A “Nova Política”, que deveria ser uma leitura de Marina inspirada nos autores críticos da democracia liberal, como Arendt e Zygmunt Bauman, consistiria no reposicionamento do homem no centro da Ação, deslocando a sua face artificial e fetichista criada pela sociedade do valor. O antagonismo do campo político de Marina aponta para o inverso disso.
O liberalismo, ao abandonar a sociedade à própria sorte do mercado e ao privatizar persistentemente as esferas públicas de sociabilidade, tem o papel histórico de reforçar o deslocamento entre homem político e homem mercadoria, portanto de corroer as bases de um novo encontro da política.
Paradoxalmente, a ideologia máxima do liberal está em acreditar que a sociedade de mercado seria essencialmente igualitária, como se a introdução do antígeno Estado provocasse, sempre, distorções, sendo válida apenas quando na ausência do mercado, nas condições em que a presença do Estado torna-se um “mal necessário”.
O Estado, na “Nova Política”, deveria ser peça central da transformação do homem, desmercantilizando necessidades coletivas e deslocando-as para fora do circuito da acumulação.

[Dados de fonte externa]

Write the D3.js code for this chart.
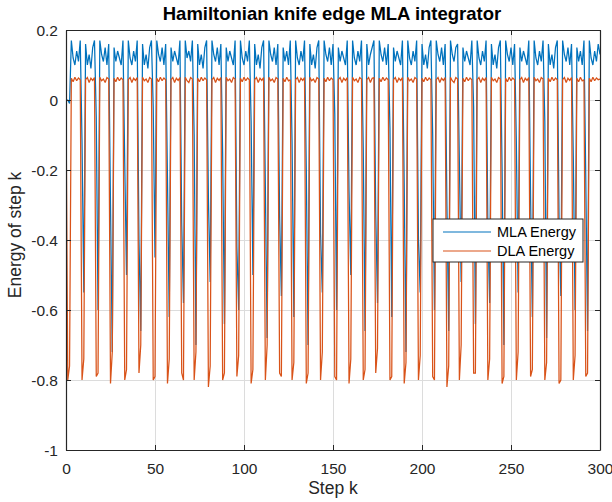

Essa perspectiva – que foi abraçada com todas as forças pelo pensamento social-democrata e formou a base de nossa Constituição Federal de 1988 – está também presente em setores progressistas do ambientalismo, apoiadores de Marina, que veem em sua candidatura a possibilidade de expandir direitos coletivos socioambientais.
Nada mais justo; no entanto, a adesão ao liberalismo em sua radicalidade destruirá esses direitos, pois se perde o Estado, único instrumento capaz de dirigir o processo de ascensão civilizacional ante a barbárie do mercado. Smith é o algoz de Clastres.